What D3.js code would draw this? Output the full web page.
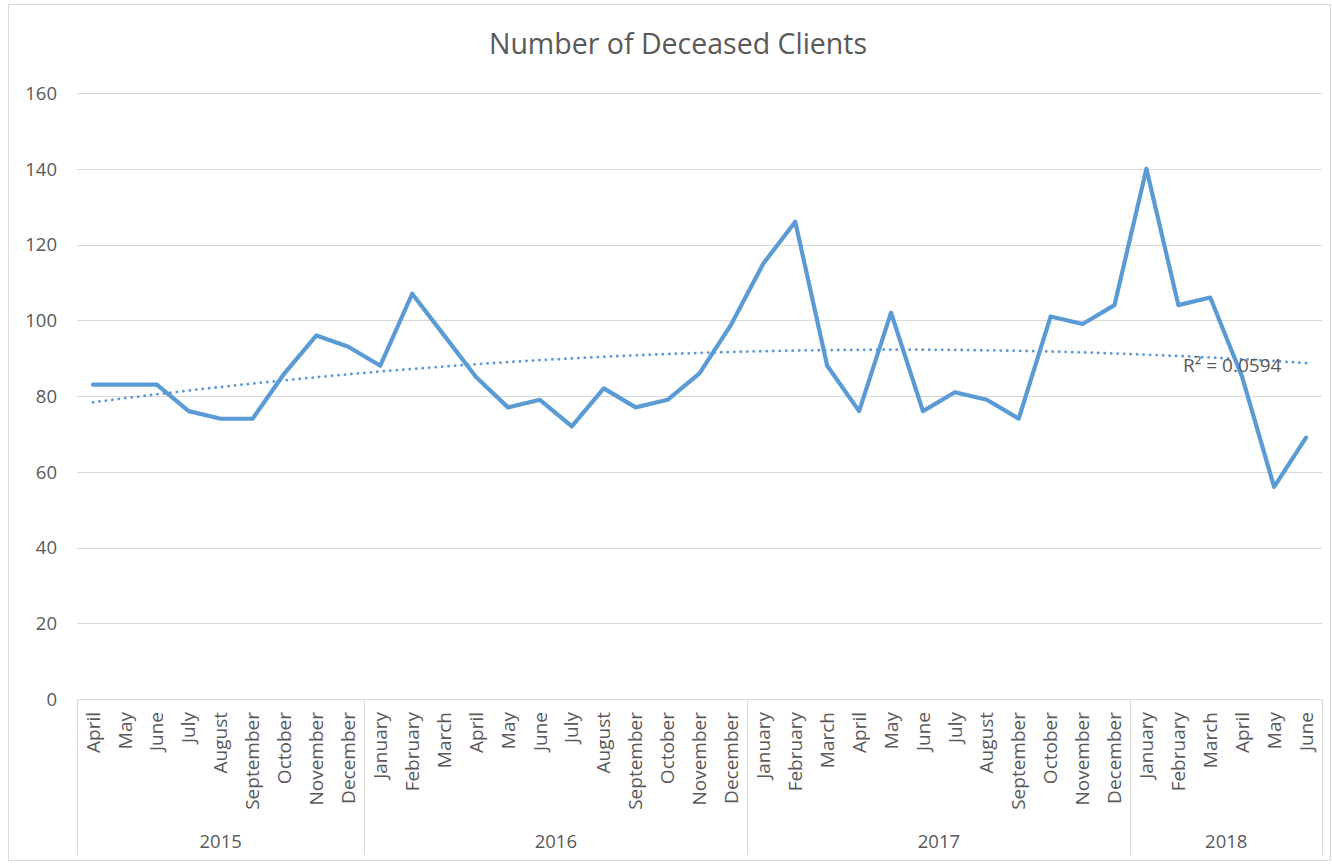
<!DOCTYPE html>
<html>
<head>
<meta charset="utf-8">
<script src="https://cdn.jsdelivr.net/npm/d3@7"></script>
<style>
  html, body { margin: 0; padding: 0; background: #ffffff; }
  svg { display: block; }
  text { font-family: "Open Sans", "Noto Sans", sans-serif; fill: #595959; }
</style>
</head>
<body>
<svg id="chart" width="1332" height="864"></svg>
<script>
// ---- data ----
const title = "Number of Deceased Clients";
const years = ["2015", "2016", "2017", "2018"];
const monthsPerYear = [
  ["April","May","June","July","August","September","October","November","December"],
  ["January","February","March","April","May","June","July","August","September","October","November","December"],
  ["January","February","March","April","May","June","July","August","September","October","November","December"],
  ["January","February","March","April","May","June"]
];
const deceased = [
  83, 83, 83, 76, 74, 74, 86, 96, 93,
  88, 107, 96, 85, 77, 79, 72, 82, 77, 79, 86, 99,
  115, 126, 88, 76, 102, 76, 81, 79, 74, 101, 99, 104,
  140, 104, 106, 85, 56, 69
];
const yTicks = [0, 20, 40, 60, 80, 100, 120, 140, 160];
const r2Label = "R\u00B2 = 0.0594";

(function () {
// ---- build categories ----
const cats = [];
monthsPerYear.forEach((ms, yi) => ms.forEach(m => cats.push({ year: years[yi], month: m, idx: cats.length })));

const svg = d3.select("#chart");
const plotL = 77, plotR = 1322, plotT = 93, plotB = 699;
const FONT = "'Open Sans', 'Noto Sans', sans-serif";

// outer border
svg.append("rect").attr("x", 8.5).attr("y", 4.5).attr("width", 1322).attr("height", 856)
  .attr("fill", "#fff").attr("stroke", "#d9d9d9").attr("stroke-width", 1);

const x = d3.scaleBand().domain(cats.map(c => c.idx)).range([plotL, plotR]).paddingInner(0).paddingOuter(0);
const y = d3.scaleLinear().domain([0, 160]).range([plotB, plotT]);
const cx = i => x(i) + x.bandwidth() / 2;

// title
svg.append("text").attr("x", 678).attr("y", 54).attr("text-anchor", "middle")
  .style("font-size", "28.5px").text(title);

// gridlines
svg.append("g").selectAll("line").data(yTicks.filter(t => t > 0)).join("line")
  .attr("x1", plotL).attr("x2", plotR)
  .attr("y1", d => Math.round(y(d)) + 0.5).attr("y2", d => Math.round(y(d)) + 0.5)
  .attr("stroke", "#d9d9d9").attr("stroke-width", 1);

// y axis labels
const yAxis = d3.axisLeft(y).tickValues(yTicks).tickSize(0).tickPadding(0);
const gy = svg.append("g").attr("transform", `translate(57,0)`).call(yAxis);
gy.select(".domain").remove();
gy.selectAll("text").style("font-size", "18.5px").style("font-family", FONT).attr("fill", "#595959").attr("dy", "0.35em");

// x axis frame
const axisBottom = 855;
svg.append("line").attr("x1", plotL).attr("x2", plotR).attr("y1", plotB + 0.5).attr("y2", plotB + 0.5)
  .attr("stroke", "#d9d9d9");
// year boundaries
const bounds = [0];
let acc = 0;
monthsPerYear.forEach(ms => { acc += ms.length; bounds.push(acc); });
const bx = d => (d === cats.length ? plotR : x(d));
svg.append("g").selectAll("line").data(bounds).join("line")
  .attr("x1", d => Math.round(bx(d)) + 0.5)
  .attr("x2", d => Math.round(bx(d)) + 0.5)
  .attr("y1", plotB).attr("y2", axisBottom)
  .attr("stroke", "#d9d9d9");

// month labels
const xAxis = d3.axisBottom(x).tickSize(0).tickFormat(i => cats[i].month);
const gx = svg.append("g").attr("transform", `translate(0,${plotB})`).call(xAxis);
gx.select(".domain").remove();
gx.selectAll("text")
  .style("font-size", "19px").style("font-family", FONT).attr("fill", "#595959")
  .attr("transform", "rotate(-90)")
  .attr("x", -13).attr("y", 0).attr("dy", "0.35em")
  .attr("text-anchor", "end");

// year labels
svg.append("g").selectAll("text").data(years).join("text")
  .attr("x", (d, i) => (bx(bounds[i]) + bx(bounds[i + 1])) / 2)
  .attr("y", 848).attr("text-anchor", "middle").style("font-size", "18.5px").text(d => d);

// ---- polynomial (order 2) trendline ----
const n = deceased.length;
const xs = deceased.map((_, i) => i + 1);
const S = [0,0,0,0,0], T = [0,0,0];
xs.forEach((xv, i) => {
  for (let k = 0; k < 5; k++) S[k] += Math.pow(xv, k);
  for (let k = 0; k < 3; k++) T[k] += Math.pow(xv, k) * deceased[i];
});
function solve3(A, b) {
  const M = A.map((r, i) => [...r, b[i]]);
  for (let c = 0; c < 3; c++) {
    let p = c;
    for (let r = c + 1; r < 3; r++) if (Math.abs(M[r][c]) > Math.abs(M[p][c])) p = r;
    [M[c], M[p]] = [M[p], M[c]];
    for (let r = 0; r < 3; r++) {
      if (r === c) continue;
      const f = M[r][c] / M[c][c];
      for (let k = c; k < 4; k++) M[r][k] -= f * M[c][k];
    }
  }
  return M.map((r, i) => r[3] / r[i]);
}
const coef = solve3([[S[0],S[1],S[2]],[S[1],S[2],S[3]],[S[2],S[3],S[4]]], T);
const fit = xv => coef[0] + coef[1] * xv + coef[2] * xv * xv;
const trendPts = d3.range(0, n - 1 + 0.001, 0.25).map(t => [cx(0) + t * x.step(), y(fit(t + 1))]);

svg.append("path").datum(trendPts)
  .attr("d", d3.line())
  .attr("fill", "none").attr("stroke", "#5b9bd5").attr("stroke-width", 2.8)
  .attr("stroke-linecap", "round").attr("stroke-dasharray", "0.1 6.4");

// main line
svg.append("path").datum(deceased)
  .attr("d", d3.line().x((d, i) => cx(i)).y(d => y(d)))
  .attr("fill", "none").attr("stroke", "#5b9bd5").attr("stroke-width", 4.2)
  .attr("stroke-linejoin", "round").attr("stroke-linecap", "round");

// R² label
svg.append("text").attr("x", 1183).attr("y", 372).style("font-size", "19px").text(r2Label);
})();
</script>
</body>
</html>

::::::::

### PROMPT
Copy the whole of the material above exactly, but not its images.

### RESPONSE BELOW
What D3.js code would draw this? Output the full web page.
<!DOCTYPE html>
<html>
<head>
<meta charset="utf-8">
<script src="https://cdn.jsdelivr.net/npm/d3@7"></script>
<style>
  html, body { margin: 0; padding: 0; background: #ffffff; }
  svg { display: block; }
  text { font-family: "Open Sans", "Noto Sans", sans-serif; fill: #595959; }
</style>
</head>
<body>
<svg id="chart" width="1332" height="864"></svg>
<script>
// ---- data ----
const title = "Number of Deceased Clients";
const years = ["2015", "2016", "2017", "2018"];
const monthsPerYear = [
  ["April","May","June","July","August","September","October","November","December"],
  ["January","February","March","April","May","June","July","August","September","October","November","December"],
  ["January","February","March","April","May","June","July","August","September","October","November","December"],
  ["January","February","March","April","May","June"]
];
const deceased = [
  83, 83, 83, 76, 74, 74, 86, 96, 93,
  88, 107, 96, 85, 77, 79, 72, 82, 77, 79, 86, 99,
  115, 126, 88, 76, 102, 76, 81, 79, 74, 101, 99, 104,
  140, 104, 106, 85, 56, 69
];
const yTicks = [0, 20, 40, 60, 80, 100, 120, 140, 160];
const r2Label = "R\u00B2 = 0.0594";

(function () {
// ---- build categories ----
const cats = [];
monthsPerYear.forEach((ms, yi) => ms.forEach(m => cats.push({ year: years[yi], month: m, idx: cats.length })));

const svg = d3.select("#chart");
const plotL = 77, plotR = 1322, plotT = 93, plotB = 699;
const FONT = "'Open Sans', 'Noto Sans', sans-serif";

// outer border
svg.append("rect").attr("x", 8.5).attr("y", 4.5).attr("width", 1322).attr("height", 856)
  .attr("fill", "#fff").attr("stroke", "#d9d9d9").attr("stroke-width", 1);

const x = d3.scaleBand().domain(cats.map(c => c.idx)).range([plotL, plotR]).paddingInner(0).paddingOuter(0);
const y = d3.scaleLinear().domain([0, 160]).range([plotB, plotT]);
const cx = i => x(i) + x.bandwidth() / 2;

// title
svg.append("text").attr("x", 678).attr("y", 54).attr("text-anchor", "middle")
  .style("font-size", "28.5px").text(title);

// gridlines
svg.append("g").selectAll("line").data(yTicks.filter(t => t > 0)).join("line")
  .attr("x1", plotL).attr("x2", plotR)
  .attr("y1", d => Math.round(y(d)) + 0.5).attr("y2", d => Math.round(y(d)) + 0.5)
  .attr("stroke", "#d9d9d9").attr("stroke-width", 1);

// y axis labels
const yAxis = d3.axisLeft(y).tickValues(yTicks).tickSize(0).tickPadding(0);
const gy = svg.append("g").attr("transform", `translate(57,0)`).call(yAxis);
gy.select(".domain").remove();
gy.selectAll("text").style("font-size", "18.5px").style("font-family", FONT).attr("fill", "#595959").attr("dy", "0.35em");

// x axis frame
const axisBottom = 855;
svg.append("line").attr("x1", plotL).attr("x2", plotR).attr("y1", plotB + 0.5).attr("y2", plotB + 0.5)
  .attr("stroke", "#d9d9d9");
// year boundaries
const bounds = [0];
let acc = 0;
monthsPerYear.forEach(ms => { acc += ms.length; bounds.push(acc); });
const bx = d => (d === cats.length ? plotR : x(d));
svg.append("g").selectAll("line").data(bounds).join("line")
  .attr("x1", d => Math.round(bx(d)) + 0.5)
  .attr("x2", d => Math.round(bx(d)) + 0.5)
  .attr("y1", plotB).attr("y2", axisBottom)
  .attr("stroke", "#d9d9d9");

// month labels
const xAxis = d3.axisBottom(x).tickSize(0).tickFormat(i => cats[i].month);
const gx = svg.append("g").attr("transform", `translate(0,${plotB})`).call(xAxis);
gx.select(".domain").remove();
gx.selectAll("text")
  .style("font-size", "19px").style("font-family", FONT).attr("fill", "#595959")
  .attr("transform", "rotate(-90)")
  .attr("x", -13).attr("y", 0).attr("dy", "0.35em")
  .attr("text-anchor", "end");

// year labels
svg.append("g").selectAll("text").data(years).join("text")
  .attr("x", (d, i) => (bx(bounds[i]) + bx(bounds[i + 1])) / 2)
  .attr("y", 848).attr("text-anchor", "middle").style("font-size", "18.5px").text(d => d);

// ---- polynomial (order 2) trendline ----
const n = deceased.length;
const xs = deceased.map((_, i) => i + 1);
const S = [0,0,0,0,0], T = [0,0,0];
xs.forEach((xv, i) => {
  for (let k = 0; k < 5; k++) S[k] += Math.pow(xv, k);
  for (let k = 0; k < 3; k++) T[k] += Math.pow(xv, k) * deceased[i];
});
function solve3(A, b) {
  const M = A.map((r, i) => [...r, b[i]]);
  for (let c = 0; c < 3; c++) {
    let p = c;
    for (let r = c + 1; r < 3; r++) if (Math.abs(M[r][c]) > Math.abs(M[p][c])) p = r;
    [M[c], M[p]] = [M[p], M[c]];
    for (let r = 0; r < 3; r++) {
      if (r === c) continue;
      const f = M[r][c] / M[c][c];
      for (let k = c; k < 4; k++) M[r][k] -= f * M[c][k];
    }
  }
  return M.map((r, i) => r[3] / r[i]);
}
const coef = solve3([[S[0],S[1],S[2]],[S[1],S[2],S[3]],[S[2],S[3],S[4]]], T);
const fit = xv => coef[0] + coef[1] * xv + coef[2] * xv * xv;
const trendPts = d3.range(0, n - 1 + 0.001, 0.25).map(t => [cx(0) + t * x.step(), y(fit(t + 1))]);

svg.append("path").datum(trendPts)
  .attr("d", d3.line())
  .attr("fill", "none").attr("stroke", "#5b9bd5").attr("stroke-width", 2.8)
  .attr("stroke-linecap", "round").attr("stroke-dasharray", "0.1 6.4");

// main line
svg.append("path").datum(deceased)
  .attr("d", d3.line().x((d, i) => cx(i)).y(d => y(d)))
  .attr("fill", "none").attr("stroke", "#5b9bd5").attr("stroke-width", 4.2)
  .attr("stroke-linejoin", "round").attr("stroke-linecap", "round");

// R² label
svg.append("text").attr("x", 1183).attr("y", 372).style("font-size", "19px").text(r2Label);
})();
</script>
</body>
</html>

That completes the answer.